Rasulullah (SAW) juga menyinggung hubungan antara keimanan kepada Allah dan hari akhir dengan akhlak yang baik terhadap tamu dan tetangga. Seorang yang beriman dan ahli ibadah dituntut untuk memperbaiki akhlaknya.
Sahabat Anas bin Malik (RA) menjelaskan bahwa akhlak seseorang dapat menentukan derajat dan nasibnya di akhirat. Ia mengatakan:
إن العبد ليبلغ بحسن خلقه أعلى درجة في الجنة وهو غير عابد ويبلغ بسوء خلقه أسفل درك في جهنم وهو عابد
Artinya: “Seseorang dapat mencapai derajat tertinggi di surga dengan kebaikan akhlaknya meskipun ia bukan ahli ibadah.
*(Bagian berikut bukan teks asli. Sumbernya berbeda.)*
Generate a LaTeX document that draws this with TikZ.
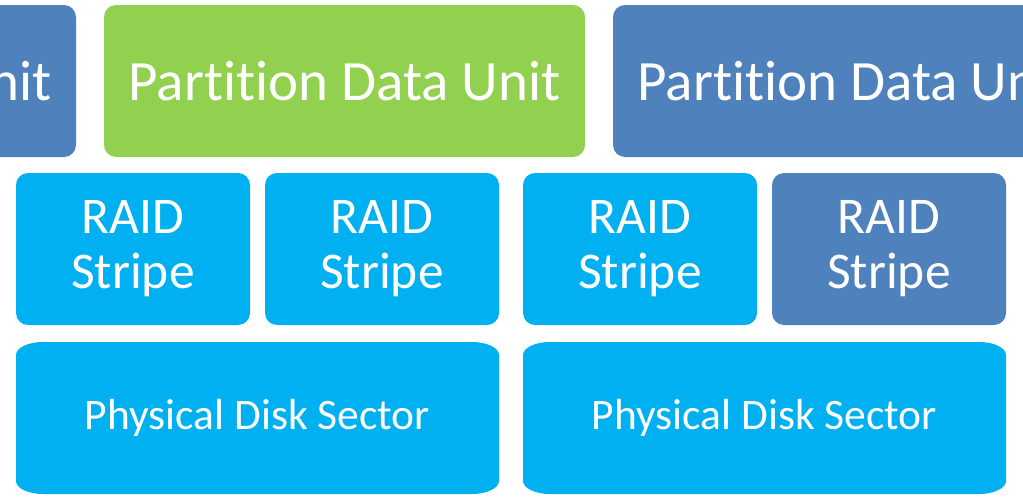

Sebaliknya, seseorang dapat terjatuh pada lapisan terbawah neraka Jahannam karena keburukan akhlaknya meskipun ia ahli ibadah.” (HR Imam Al-Ghazali).
Dalam pergaulan sehari-hari, kita lebih merasa nyaman bergaul dengan orang yang memiliki akhlak mulia daripada dengan orang yang buruk akhlaknya. Fudhail bin Iyadh (RA) mengungkapkan bahwa ia lebih memilih bergaul dengan orang yang mulia akhlaknya meskipun bukan ahli ibadah. Ia berkata:
لأن يصحبني فاجر حسن الخلق أحب إلي من أن يصحبني عابد سيي الخلق
Artinya: “Persahabatan dengan pendosa yang baik akhlaknya lebih kusukai daripada bergaul dengan ahli ibadah yang buruk akhlaknya.” (Imam Al-Ghazali).
Pernyataan ini bukan berarti menganggap remeh ibadah jika tidak diiringi dengan akhlak yang baik. Justru, hal ini menjadi pengingat bagi semua orang, baik ahli ibadah maupun bukan, untuk senantiasa berakhlak mulia. Idealnya, setiap Muslim seharusnya menjadi ahli ibadah yang juga memiliki akhlak terpuji.
Dengan memahami pentingnya akhlak dalam kehidupan sehari-hari, kita diharapkan dapat meningkatkan kualitas diri dan menjadi pribadi yang lebih baik. Wallahu a’lam.